Daniel Kurland of Den of Geek gave the episode a 4 star rating out of 5 and wrote "“Two at a Biker Bar, One in the Lake” is a satisfying episode that greatly benefits from a smart script that's heavy in humor. This season of Shameless has gotten a little away from itself, but this episode turns to more grounded scenarios that are rooted in the characters' backstories. It's exactly what the series needs right now and as Frank loses track of who he is in a mental capacity and Lip loses sight of himself based on how far he's fallen, it's reassuring that Shameless has found itself and remembers what makes it work as it heads into the Chicago sunset." Mads Misasi of Telltale TV gave the episode a 3.5 star rating out of 5 and wrote "To sell or not to sell, that is the question on Shameless Season 11 Episode 7, “Two at a Biker Bar, One in the Lake.” It may be the one decision that finally tears this family apart."

Paul Dailly of TV Fanatic gave the episode a 2.5 star rating out of 5 and wrote ""Two at a Biker Bar, One in the Lake" was another ho-hum installment.
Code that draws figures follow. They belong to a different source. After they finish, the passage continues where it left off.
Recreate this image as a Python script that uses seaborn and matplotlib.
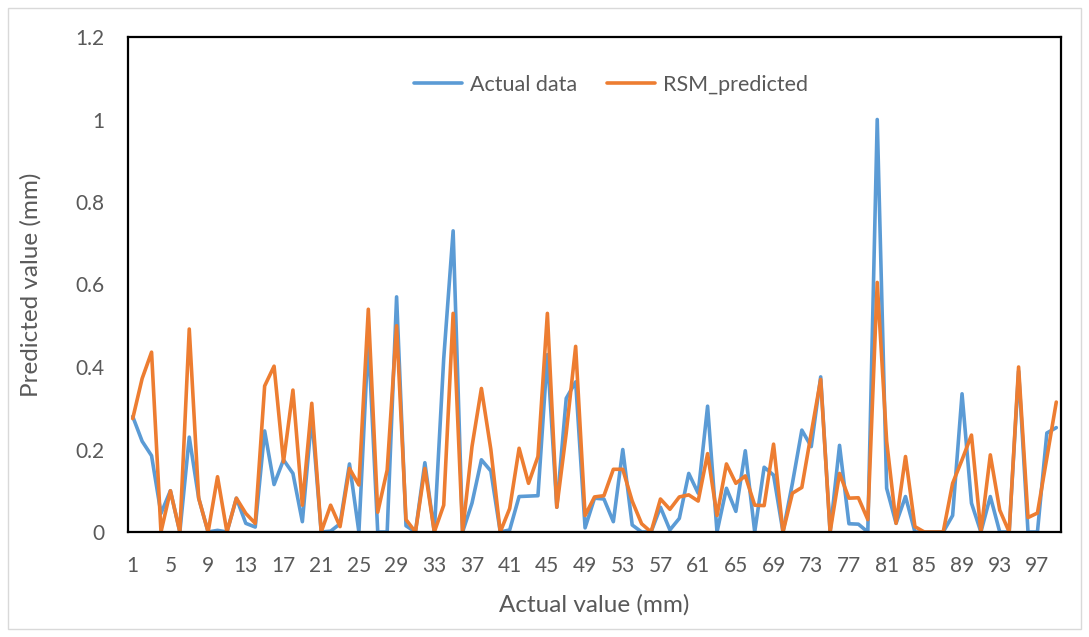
import matplotlib
matplotlib.use("Agg")
import matplotlib.pyplot as plt
import seaborn as sns
import pandas as pd
import numpy as np
from matplotlib.patches import Rectangle

sample = list(range(1, 100))

actual = [0.28, 0.22, 0.185, 0.045, 0.10, 0.0, 0.23, 0.082, 0.0, 0.004,
          0.0, 0.082, 0.021, 0.012, 0.245, 0.115, 0.175, 0.142, 0.025, 0.28,
          0.0, 0.002, 0.02, 0.165, 0.0, 0.47, 0.0, 0.0, 0.57, 0.015,
          0.0, 0.168, 0.0, 0.42, 0.73, 0.0, 0.07, 0.175, 0.148, 0.0,
          0.005, 0.086, 0.087, 0.088, 0.43, 0.06, 0.324, 0.364, 0.01, 0.082,
          0.08, 0.025, 0.20, 0.017, 0.0, 0.0, 0.06, 0.005, 0.033, 0.142,
          0.094, 0.305, 0.0, 0.106, 0.05, 0.197, 0.0, 0.157, 0.138, 0.0,
          0.118, 0.247, 0.207, 0.376, 0.0, 0.21, 0.02, 0.019, 0.0, 1.0,
          0.106, 0.021, 0.086, 0.0, 0.0, 0.0, 0.0, 0.04, 0.335, 0.07,
          0.0, 0.086, 0.0, 0.0, 0.39, 0.0, 0.0, 0.24, 0.253]

rsm = [0.275, 0.372, 0.436, 0.0, 0.10, 0.0, 0.492, 0.082, 0.0, 0.134,
       0.0, 0.082, 0.045, 0.021, 0.354, 0.402, 0.17, 0.344, 0.065, 0.312,
       0.0, 0.065, 0.013, 0.154, 0.114, 0.54, 0.048, 0.15, 0.50, 0.03,
       0.0, 0.154, 0.0, 0.065, 0.53, 0.0, 0.207, 0.348, 0.20, 0.0,
       0.057, 0.203, 0.118, 0.183, 0.53, 0.06, 0.24, 0.45, 0.04, 0.085,
       0.088, 0.152, 0.152, 0.075, 0.02, 0.0, 0.08, 0.055, 0.085, 0.09,
       0.075, 0.19, 0.04, 0.165, 0.118, 0.136, 0.065, 0.064, 0.213, 0.0,
       0.094, 0.108, 0.24, 0.37, 0.0, 0.142, 0.082, 0.083, 0.03, 0.605,
       0.22, 0.021, 0.183, 0.013, 0.0, 0.0, 0.0, 0.118, 0.175, 0.235,
       0.0, 0.187, 0.053, 0.0, 0.40, 0.035, 0.046, 0.18, 0.315]

series_names = ["Actual data", "RSM_predicted"]
colors = ["#5B9BD5", "#ED7D31"]
xtick_labels = list(range(1, 100, 4))
ytick_values = [0, 0.2, 0.4, 0.6, 0.8, 1.0, 1.2]
ytick_labels = ["0", "0.2", "0.4", "0.6", "0.8", "1", "1.2"]

df = pd.DataFrame({
    "x": sample * 2,
    "value": actual + rsm,
    "series": [series_names[0]] * len(actual) + [series_names[1]] * len(rsm),
})

sns.set_style("white")
plt.rcParams["font.family"] = ["Lato", "DejaVu Sans"]

fig = plt.figure(figsize=(10.89, 6.37), dpi=100)
ax = fig.add_axes([128 / 1089, 1 - 532 / 637, (1061 - 128) / 1089, (532 - 37) / 637])

sns.lineplot(data=df, x="x", y="value", hue="series", palette=colors,
             linewidth=2.6, ax=ax, legend=True)

ax.set_xlim(0.5, 99.5)
ax.set_ylim(0, 1.2)
ax.set_xticks(xtick_labels)
ax.set_xticklabels([str(v) for v in xtick_labels])
ax.set_yticks(ytick_values)
ax.set_yticklabels(ytick_labels)
ax.tick_params(axis="both", length=0, labelsize=15, labelcolor="#595959")
ax.tick_params(axis="y", pad=17)
ax.tick_params(axis="x", pad=17)

for s in ax.spines.values():
    s.set_color("black")
    s.set_linewidth(1.6)

ax.set_xlabel("Actual value (mm)", fontsize=17.5, color="#595959", labelpad=13)
ax.set_ylabel("Predicted value (mm)", fontsize=17.5, color="#595959", labelpad=24)

leg = ax.legend(loc="center", bbox_to_anchor=(0.518, 0.903), ncol=2,
                frameon=False, fontsize=15.5, handlelength=2.2, columnspacing=1.4,
                handletextpad=0.4)
for t in leg.get_texts():
    t.set_color("#595959")
for h in leg.get_lines():
    h.set_linewidth(2.6)

fig.patches.append(Rectangle((8 / 1089, 8 / 637), 1073 / 1089, 621 / 637,
                             transform=fig.transFigure, fill=False,
                             edgecolor="#D9D9D9", linewidth=1))

fig.savefig("out.png", dpi=100)
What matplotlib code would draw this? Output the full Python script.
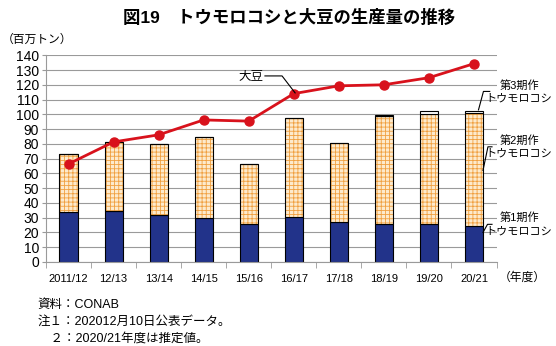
import matplotlib.pyplot as plt
import numpy as np

plt.rcParams['font.family'] = ['Liberation Sans', 'Noto Sans CJK JP']

years = ['2011/12', '12/13', '13/14', '14/15', '15/16', '16/17', '17/18', '18/19', '19/20', '20/21']
corn_1st = [34.0, 34.5, 31.7, 29.5, 25.7, 30.3, 27.0, 25.7, 25.7, 24.4]
corn_2nd = [39.0, 46.6, 48.0, 55.0, 40.5, 67.2, 53.5, 73.3, 74.8, 76.6]
corn_3rd = [0.0, 0.0, 0.0, 0.0, 0.0, 0.0, 0.0, 0.6, 1.9, 1.5]
soy = [66.4, 81.3, 86.1, 96.2, 95.4, 114.0, 119.3, 120.0, 124.8, 134.3]

x = np.arange(len(years))
w = 0.4
c1 = np.array(corn_1st)
c2 = np.array(corn_2nd)
c3 = np.array(corn_3rd)

fig = plt.figure(figsize=(5.56, 3.46), dpi=100)
ax = fig.add_axes([0.0827, 0.2428, 0.8103, 0.5975])

ax.set_axisbelow(True)
ax.grid(axis='y', color='#9a9a9a', lw=0.8)

# first crop: solid navy
ax.bar(x, c1, w, color='#22338a', edgecolor='black', lw=0.8, zorder=2)
# second crop: orange check pattern on cream
plt.rcParams['hatch.linewidth'] = 0.6
ax.bar(x, c2, w, bottom=c1, color='#fdeacc', edgecolor='#f0a040', hatch='++++', lw=0, zorder=2)
ax.bar(x, c2, w, bottom=c1, fill=False, edgecolor='black', lw=0.8, zorder=3)
# third crop: white
ax.bar(x, c3, w, bottom=c1 + c2, color='white', edgecolor='black', lw=0.8, zorder=3)

ax.plot(x, soy, color='#d8121c', lw=2, marker='o', ms=6.5, zorder=4)

ax.set_xlim(-0.5, len(years) - 0.5)
ax.set_ylim(0, 140)
ax.set_yticks(np.arange(0, 141, 10))
ax.tick_params(axis='y', labelsize=10, length=3, color='#9a9a9a', pad=2)
ax.set_xticks(x)
ax.set_xticklabels(years, fontsize=8)
ax.tick_params(axis='x', length=0, pad=9)
ax.set_xticks(np.arange(-0.5, len(years)), minor=True)
ax.tick_params(axis='x', which='minor', length=4, color='#9a9a9a')
for s in ['top', 'right']:
    ax.spines[s].set_visible(False)
for s in ['left', 'bottom']:
    ax.spines[s].set_color('#9a9a9a')

fig.text(0.52, 0.975, '図19　トウモロコシと大豆の生産量の推移', ha='center', va='top',
         fontsize=12.5, fontweight='bold')
fig.text(0.003, 0.885, '（百万トン）', fontsize=8.5, va='center')
fig.text(0.897, 0.198, '（年度）', fontsize=8.5, va='center')

# soybean label with leader
ax.text(4.32, 126, '大豆', fontsize=9, ha='right', va='center')
ax.plot([4.36, 4.74, 5.03], [126, 126, 114.5], color='black', lw=0.8, clip_on=False, zorder=5)

# corn stage labels on the right
lab_x = 10.0
ax.text(lab_x, 115.5, '第3期作\nトウモロコシ', fontsize=8, ha='center', va='center', linespacing=1.35)
ax.plot([9.1, 9.21, 9.35], [103.0, 115.5, 115.5], color='black', lw=0.8, clip_on=False, zorder=5)
ax.text(lab_x, 78, '第2期作\nトウモロコシ', fontsize=8, ha='center', va='center', linespacing=1.35)
ax.plot([9.2, 9.31, 9.4], [62, 78, 78], color='black', lw=0.8, clip_on=False, zorder=5)
ax.text(lab_x, 25.5, '第1期作\nトウモロコシ', fontsize=8, ha='center', va='center', linespacing=1.35)
ax.plot([9.2, 9.3, 9.4], [20, 25.5, 25.5], color='black', lw=0.8, clip_on=False, zorder=5)

notes = ['資料：CONAB', '注１：202012月10日公表データ。', '　２：2020/21年度は推定値。']
for i, t in enumerate(notes):
    fig.text(0.068, 0.118 - i * 0.048, t, fontsize=9, va='center')

fig.savefig('out.png', dpi=100)
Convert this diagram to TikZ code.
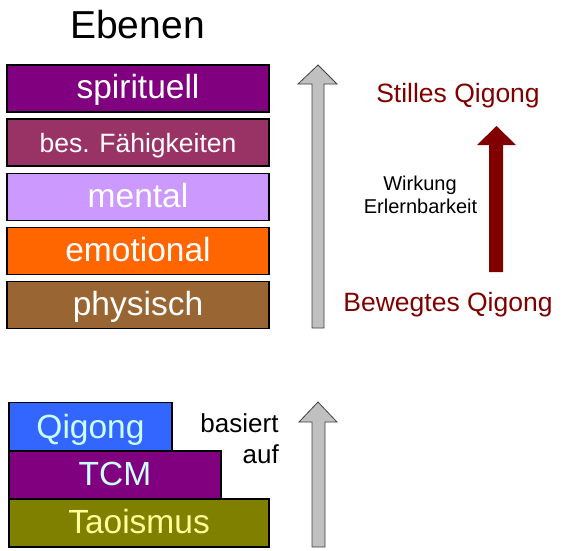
\documentclass[tikz,border=0pt]{standalone}
\usepackage{fontspec}
\setmainfont{Liberation Sans}
\definecolor{cPurple}{HTML}{800080}
\definecolor{cPlum}{HTML}{993366}
\definecolor{cLav}{HTML}{CC99FF}
\definecolor{cOrange}{HTML}{FF6600}
\definecolor{cBrown}{HTML}{996633}
\definecolor{cBlue}{HTML}{3366FF}
\definecolor{cOlive}{HTML}{808000}
\definecolor{cCyanT}{HTML}{CCFFFF}
\definecolor{cYellowT}{HTML}{FFFF99}
\definecolor{cDarkRed}{HTML}{800000}
\definecolor{cGray}{HTML}{C0C0C0}
\tikzset{
  levelbox/.style={draw=black, line width=1.6pt, inner sep=0pt, minimum width=262pt,
    minimum height=47pt, text height=24pt, text depth=4pt, text=white,
    font=\fontsize{33.5}{36}\selectfont},
  basebox/.style={draw=black, line width=1.6pt, inner sep=0pt, minimum height=48pt,
    text height=24pt, text depth=4pt, font=\fontsize{33.5}{36}\selectfont},
  grayarrow/.style={fill=cGray, draw=black!75, line width=0.8pt, line join=miter},
  redtext/.style={text=cDarkRed, font=\fontsize{26.5}{30}\selectfont, anchor=base, inner sep=0pt},
  plaintext/.style={text=black, anchor=base, inner sep=0pt},
}
\begin{document}
\begin{tikzpicture}[x=1pt,y=-1pt]
\useasboundingbox (0,0) rectangle (563,550);
% title
\node[plaintext, font=\fontsize{39}{42}\selectfont] (title) at (137.5,38) {Ebenen};
% level boxes
\node[levelbox, fill=cPurple] (spirit) at (138,88.5) {spirituell};
\node[levelbox, fill=cPlum, font=\fontsize{26.5}{30}\selectfont, text height=19pt, text depth=0pt] (faeh) at (138,142.5) {bes. Fähigkeiten};
\node[levelbox, fill=cLav] (mental) at (138,197) {mental};
\node[levelbox, fill=cOrange] (emot) at (138,251) {emotional};
\node[levelbox, fill=cBrown] (phys) at (138,305) {physisch};
% big gray arrow
\draw[grayarrow] (318,65) -- (337,84) -- (324,84) -- (324,328) -- (312,328) -- (312,84) -- (298,84) -- cycle;
% dark red arrow
\fill[cDarkRed] (496.5,126) -- (516,145) -- (503,145) -- (503,272) -- (489,272) -- (489,145) -- (477,145) -- cycle;
% qigong texts
\node[redtext] (stilles) at (458,102) {Stilles Qigong};
\node[redtext] (bewegt) at (448,311) {Bewegtes Qigong};
\node[plaintext, font=\fontsize{20}{24}\selectfont] (wirk) at (420,190) {Wirkung};
\node[plaintext, font=\fontsize{20}{24}\selectfont] (erl) at (420.5,213) {Erlernbarkeit};
% base boxes
\node[basebox, fill=cBlue, text=cCyanT, minimum width=163pt, text height=24pt, text depth=1pt] (qig) at (90.5,426.5) {Qigong};
\node[basebox, fill=cPurple, text=cCyanT, minimum width=212pt] (tcm) at (115,475) {TCM};
\node[basebox, fill=cOlive, text=cYellowT, minimum width=260pt] (tao) at (139,523) {Taoismus};
% basiert auf
\node[plaintext, font=\fontsize{26}{30}\selectfont] (basiert) at (239.5,432) {basiert};
\node[plaintext, anchor=base east, font=\fontsize{26}{30}\selectfont] (auf) at (279,463) {auf};
% lower gray arrow
\draw[grayarrow] (318,402) -- (337,422) -- (325,422) -- (325,547) -- (312,547) -- (312,422) -- (299,422) -- cycle;
\end{tikzpicture}
\end{document}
Frank's storyline isn't even going anywhere if the family doesn't acknowledge his existence, but at least the show is starting to build toward a conclusion, I guess." Meaghan Darwish of TV Insider wrote "Eventually Frank makes it back home, tipped off by Lip's rushing by with a sledgehammer, but will his family's turmoil simmer down enough for them to notice his concerning state? Whether Frank deserves it or not, we kind of hope so."